Despite these challenges, purchase originations are projected to grow by 11% to $1.47 trillion in 2024. This growth is supported by the Federal Reserve’s signals that the cycle of rate hikes might be nearing its conclusion. Lower rates are expected to invigorate homebuyer demand and increase the inventory of existing homes on the market.

MBA’s baseline forecast sees mortgage rates ending 2024 at 6.1%, dropping to 5.5% at the end of 2025. This decline is expected as the economy slows, inflation lowers, and the spread between mortgage and Treasury rates narrows.

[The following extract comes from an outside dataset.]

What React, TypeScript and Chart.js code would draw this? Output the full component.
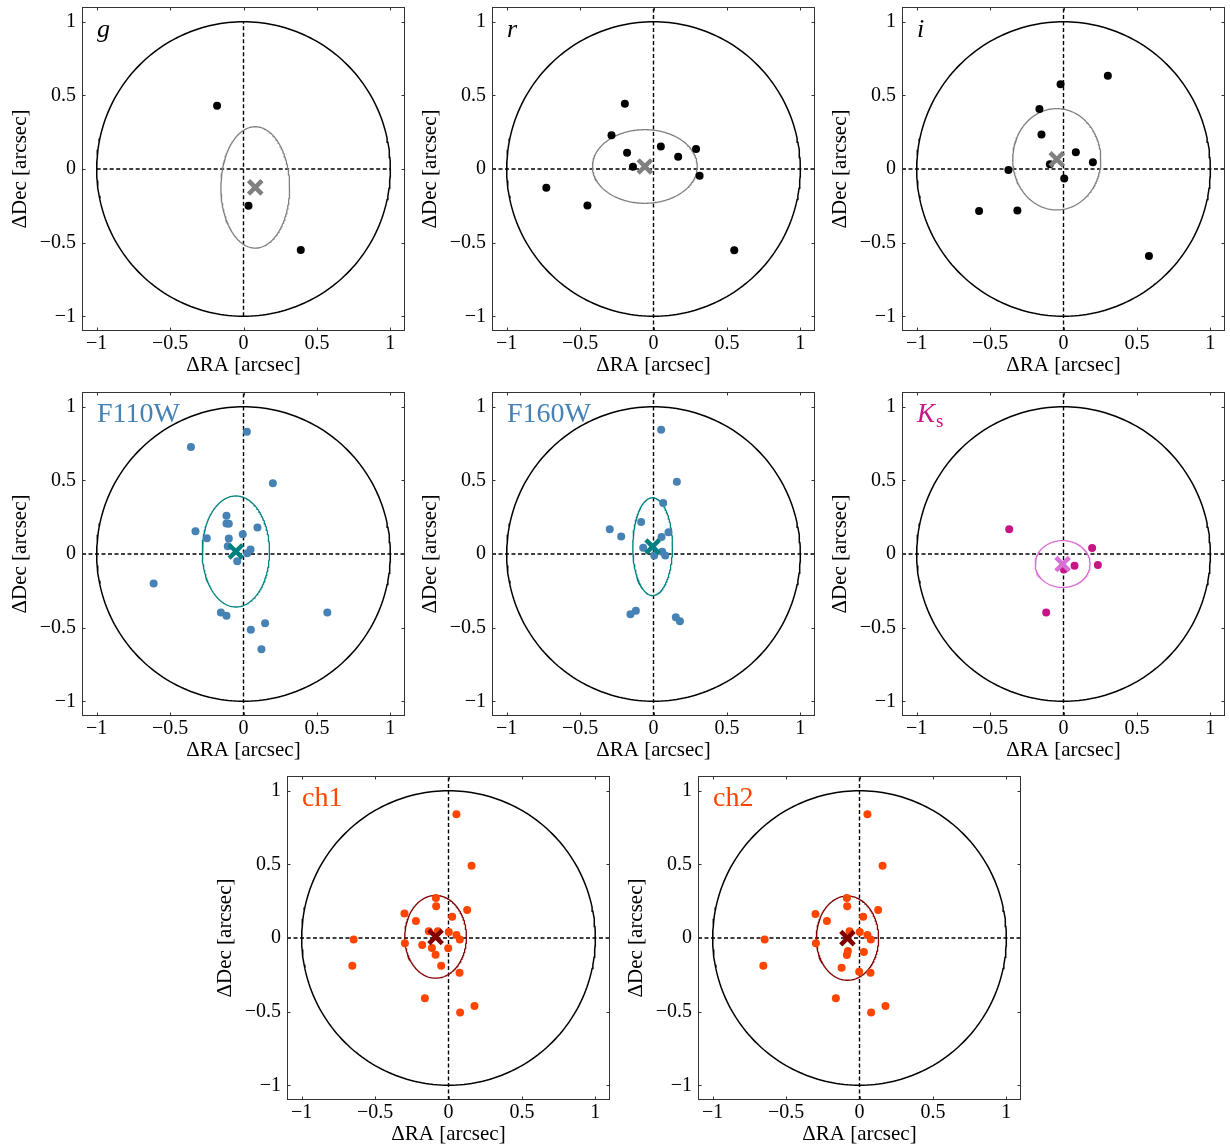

Joel Kan, MBA’s deputy chief economist, highlighted the silver lining for new home sales. He said first-time homebuyers, especially those stepping into their prime homeownership years, are ready to drive the market, even as challenges loom.

Read more: Rising new home prices push annual growth rate higher

“New home sales continue to be stronger than existing home sales, as buyers increasingly turn to newly constructed homes given the dearth of existing home listings and how competitive the bidding process still is,” Kan continued. “Data from our Builder Applications Survey have shown solid year-over-year gains in purchase applications in recent months.” 

On the production side, Marina Walsh, vice president of industry analysis at MBA, noted that production losses from 2023 are expected to linger into the next spring. Excess capacity remains challenging for mortgage lenders, leading to low productivity levels and high per-loan expenses.

“Lenders have reduced their headcounts and gross expenses, but the record-low volume is a primary driver of these escalating per-loan costs,” Walsh said, noting that MBA expects a 30% reduction in mortgage jobs due to decreased production volume. MBA now estimates that the industry is roughly two-thirds of the way there.

Diving into the servicing side, Walsh said, “Low delinquencies and prepayments mean that servicing net operating income has risen in 2023, enabling many lenders to stay profitable overall. In 2024, delinquency rates are likely to increase as unemployment increases and borrowers are stressed by increasing property taxes and insurance and the resumption of student debt payments.”